• _Data extract_:
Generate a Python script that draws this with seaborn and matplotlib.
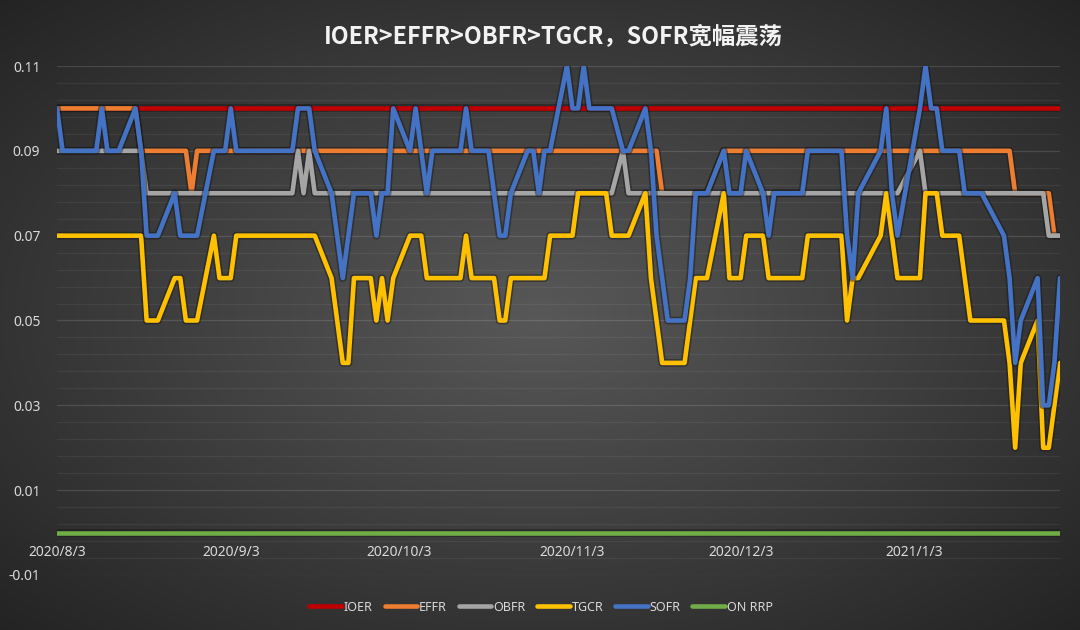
import numpy as np
import pandas as pd
import matplotlib
matplotlib.use("Agg")
import matplotlib.pyplot as plt
import matplotlib.patheffects as pe
import seaborn as sns

# business days shown on the chart (US money-market holidays removed)
holidays = ["2020-09-07", "2020-10-12", "2020-11-11", "2020-11-26",
            "2020-12-25", "2021-01-01", "2021-01-18"]
dates = pd.bdate_range("2020-08-03", "2021-01-29", freq="C", holidays=holidays)

# rates in %, one row of values per month
ioer = [0.10] * len(dates)

effr = [0.10, 0.10, 0.10, 0.10, 0.10, 0.10, 0.10, 0.10, 0.10, 0.10, 0.10, 0.09, 0.09, 0.09, 0.09, 0.09, 0.09, 0.09, 0.08, 0.09, 0.09,
        0.09, 0.09, 0.09, 0.09, 0.09, 0.09, 0.09, 0.09, 0.09, 0.09, 0.09, 0.09, 0.09, 0.09, 0.09, 0.09, 0.09, 0.09, 0.09, 0.09, 0.09,
        0.09, 0.09, 0.09, 0.09, 0.09, 0.09, 0.09, 0.09, 0.09, 0.09, 0.09, 0.09, 0.09, 0.09, 0.09, 0.09, 0.09, 0.09, 0.09, 0.09, 0.09,
        0.09, 0.09, 0.09, 0.09, 0.09, 0.09, 0.09, 0.09, 0.09, 0.09, 0.09, 0.09, 0.08, 0.08, 0.08, 0.08, 0.08, 0.08, 0.09,
        0.09, 0.09, 0.09, 0.09, 0.09, 0.09, 0.09, 0.09, 0.09, 0.09, 0.09, 0.09, 0.09, 0.09, 0.09, 0.09, 0.09, 0.09, 0.09, 0.09, 0.09, 0.09,
        0.09, 0.09, 0.09, 0.09, 0.09, 0.09, 0.09, 0.09, 0.09, 0.09, 0.09, 0.09, 0.08, 0.08, 0.08, 0.08, 0.08, 0.07, 0.07]

obfr = [0.09, 0.09, 0.09, 0.09, 0.09, 0.09, 0.09, 0.09, 0.09, 0.09, 0.09, 0.09, 0.08, 0.08, 0.08, 0.08, 0.08, 0.08, 0.08, 0.08, 0.08,
        0.08, 0.08, 0.08, 0.08, 0.08, 0.08, 0.08, 0.08, 0.08, 0.09, 0.08, 0.09, 0.08, 0.08, 0.08, 0.08, 0.08, 0.08, 0.08, 0.08, 0.08,
        0.08, 0.08, 0.08, 0.08, 0.08, 0.08, 0.08, 0.08, 0.08, 0.08, 0.08, 0.08, 0.08, 0.08, 0.08, 0.08, 0.08, 0.08, 0.08, 0.08, 0.08,
        0.08, 0.08, 0.08, 0.08, 0.08, 0.08, 0.08, 0.09, 0.08, 0.08, 0.08, 0.08, 0.08, 0.08, 0.08, 0.08, 0.08, 0.08, 0.08,
        0.08, 0.08, 0.08, 0.08, 0.08, 0.08, 0.08, 0.08, 0.08, 0.08, 0.08, 0.08, 0.08, 0.08, 0.08, 0.08, 0.08, 0.08, 0.08, 0.08, 0.08, 0.08,
        0.09, 0.08, 0.08, 0.08, 0.08, 0.08, 0.08, 0.08, 0.08, 0.08, 0.08, 0.08, 0.08, 0.08, 0.08, 0.08, 0.07, 0.07, 0.07]

tgcr = [0.07, 0.07, 0.07, 0.07, 0.07, 0.07, 0.07, 0.07, 0.07, 0.07, 0.07, 0.07, 0.05, 0.05, 0.05, 0.06, 0.06, 0.05, 0.05, 0.05, 0.07,
        0.06, 0.06, 0.06, 0.07, 0.07, 0.07, 0.07, 0.07, 0.07, 0.07, 0.07, 0.07, 0.07, 0.06, 0.05, 0.04, 0.04, 0.06, 0.06, 0.05, 0.06,
        0.05, 0.06, 0.07, 0.07, 0.07, 0.06, 0.06, 0.06, 0.06, 0.07, 0.06, 0.06, 0.06, 0.05, 0.05, 0.06, 0.06, 0.06, 0.06, 0.06, 0.07,
        0.07, 0.07, 0.08, 0.08, 0.08, 0.08, 0.07, 0.07, 0.07, 0.08, 0.06, 0.05, 0.04, 0.04, 0.04, 0.05, 0.06, 0.06, 0.08,
        0.06, 0.06, 0.06, 0.07, 0.07, 0.06, 0.06, 0.06, 0.06, 0.06, 0.07, 0.07, 0.07, 0.07, 0.07, 0.05, 0.06, 0.06, 0.07, 0.08, 0.07, 0.06,
        0.06, 0.08, 0.08, 0.08, 0.07, 0.07, 0.06, 0.05, 0.05, 0.05, 0.05, 0.04, 0.02, 0.04, 0.05, 0.02, 0.02, 0.03, 0.04]

sofr = [0.10, 0.09, 0.09, 0.09, 0.09, 0.09, 0.10, 0.09, 0.09, 0.09, 0.10, 0.09, 0.07, 0.07, 0.07, 0.08, 0.07, 0.07, 0.07, 0.07, 0.09,
        0.09, 0.09, 0.10, 0.09, 0.09, 0.09, 0.09, 0.09, 0.09, 0.10, 0.10, 0.10, 0.09, 0.08, 0.07, 0.06, 0.07, 0.08, 0.08, 0.07, 0.08,
        0.08, 0.10, 0.09, 0.10, 0.09, 0.08, 0.09, 0.09, 0.09, 0.10, 0.09, 0.09, 0.08, 0.07, 0.07, 0.08, 0.09, 0.09, 0.08, 0.09, 0.09,
        0.11, 0.10, 0.10, 0.11, 0.10, 0.10, 0.10, 0.09, 0.09, 0.10, 0.09, 0.07, 0.06, 0.05, 0.05, 0.06, 0.08, 0.08, 0.09,
        0.08, 0.08, 0.08, 0.09, 0.08, 0.07, 0.08, 0.08, 0.08, 0.08, 0.09, 0.09, 0.09, 0.09, 0.09, 0.07, 0.06, 0.08, 0.09, 0.10, 0.08, 0.07,
        0.10, 0.11, 0.10, 0.10, 0.09, 0.09, 0.08, 0.08, 0.08, 0.08, 0.07, 0.06, 0.04, 0.05, 0.06, 0.03, 0.03, 0.04, 0.06]

on_rrp = [0.00] * len(dates)

series_names = ["IOER", "EFFR", "OBFR", "TGCR", "SOFR", "ON RRP"]
series_colors = ["#C00000", "#ED7D31", "#A5A5A5", "#FFC000", "#4472C4", "#70AD47"]

y_ticks = [-0.01, 0.01, 0.03, 0.05, 0.07, 0.09, 0.11]
y_tick_labels = ["-0.01", "0.01", "0.03", "0.05", "0.07", "0.09", "0.11"]
x_tick_dates = ["2020-08-03", "2020-09-03", "2020-10-03", "2020-11-03", "2020-12-03", "2021-01-03"]
x_tick_labels = ["2020/8/3", "2020/9/3", "2020/10/3", "2020/11/3", "2020/12/3", "2021/1/3"]

title = "IOER>EFFR>OBFR>TGCR，SOFR宽幅震荡"

wide = pd.DataFrame({"date": dates, "IOER": ioer, "EFFR": effr, "OBFR": obfr,
                     "TGCR": tgcr, "SOFR": sofr, "ON RRP": on_rrp})
df = wide.melt(id_vars="date", var_name="series", value_name="rate")

sns.set_theme(style="dark")
plt.rcParams["font.family"] = ["Noto Sans", "DejaVu Sans"]
plt.rcParams["axes.unicode_minus"] = False

fig = plt.figure(figsize=(10.8, 6.3), dpi=100)

# dark radial background
bg = fig.add_axes([0, 0, 1, 1], zorder=0)
gx, gy = np.meshgrid(np.linspace(-1, 1, 540), np.linspace(-1, 1, 315))
r = np.sqrt(gx ** 2 + gy ** 2)
shade = np.clip(88 - 37 * r, 34, 90) / 255.0
bg.imshow(np.dstack([shade, shade, shade]), aspect="auto", extent=[0, 1, 0, 1])
bg.set_axis_off()

ax = fig.add_axes([57 / 1080, 1 - 575 / 630, (1060 - 57) / 1080, (575 - 66) / 630], zorder=1)
ax.patch.set_alpha(0)

sns.lineplot(data=df, x="date", y="rate", hue="series", hue_order=series_names,
             palette=series_colors, linewidth=3.3, estimator=None, ax=ax)

for line in ax.lines:
    line.set_path_effects([pe.Stroke(linewidth=5.6, foreground="#151515", alpha=0.45), pe.Normal()])

ax.set_ylim(-0.01, 0.11)
ax.set_xlim(dates[0], dates[-1])
ax.set_yticks(y_ticks)
ax.set_yticklabels(y_tick_labels)
ax.set_yticks(np.linspace(-0.01, 0.11, 31), minor=True)
ax.set_xticks(pd.to_datetime(x_tick_dates))
ax.set_xticklabels(x_tick_labels)
ax.grid(False)
ax.grid(which="major", axis="y", color="white", alpha=0.13, linewidth=0.9)
ax.grid(which="minor", axis="y", color="white", alpha=0.06, linewidth=0.9)
ax.set_axisbelow(True)

for side in ["top", "right", "left", "bottom"]:
    ax.spines[side].set_visible(False)
ax.spines["bottom"].set_position(("data", 0))
ax.tick_params(axis="both", which="both", length=0, colors="#d9d9d9", labelsize=10)
ax.tick_params(axis="y", pad=12)
ax.tick_params(axis="x", pad=9)
ax.set_xlabel("")
ax.set_ylabel("")

sns.move_legend(ax, "center", bbox_to_anchor=(0.501, 0.036), bbox_transform=fig.transFigure,
                ncol=6, frameon=False, title=None, fontsize=9, handlelength=2.6,
                handletextpad=0.15, columnspacing=0.95)
leg = ax.get_legend()
for t in leg.get_texts():
    t.set_color("#d9d9d9")
for h in leg.get_lines():
    h.set_linewidth(3.3)

fig.text(0.512, 1 - 36 / 630, title, ha="center", va="center", fontsize=16.8,
         fontweight="bold", color="#f2f2f2", family=["Noto Sans CJK SC", "DejaVu Sans"])

fig.savefig("out.png", dpi=100)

• _What the task asks_:
Write out again exactly the lines from the start of the data above through the line containing "import seaborn as sns", inclusive, excluding any pictures.

• _Final result_:
Generate a Python script that draws this with seaborn and matplotlib.
import numpy as np
import pandas as pd
import matplotlib
matplotlib.use("Agg")
import matplotlib.pyplot as plt
import matplotlib.patheffects as pe
import seaborn as sns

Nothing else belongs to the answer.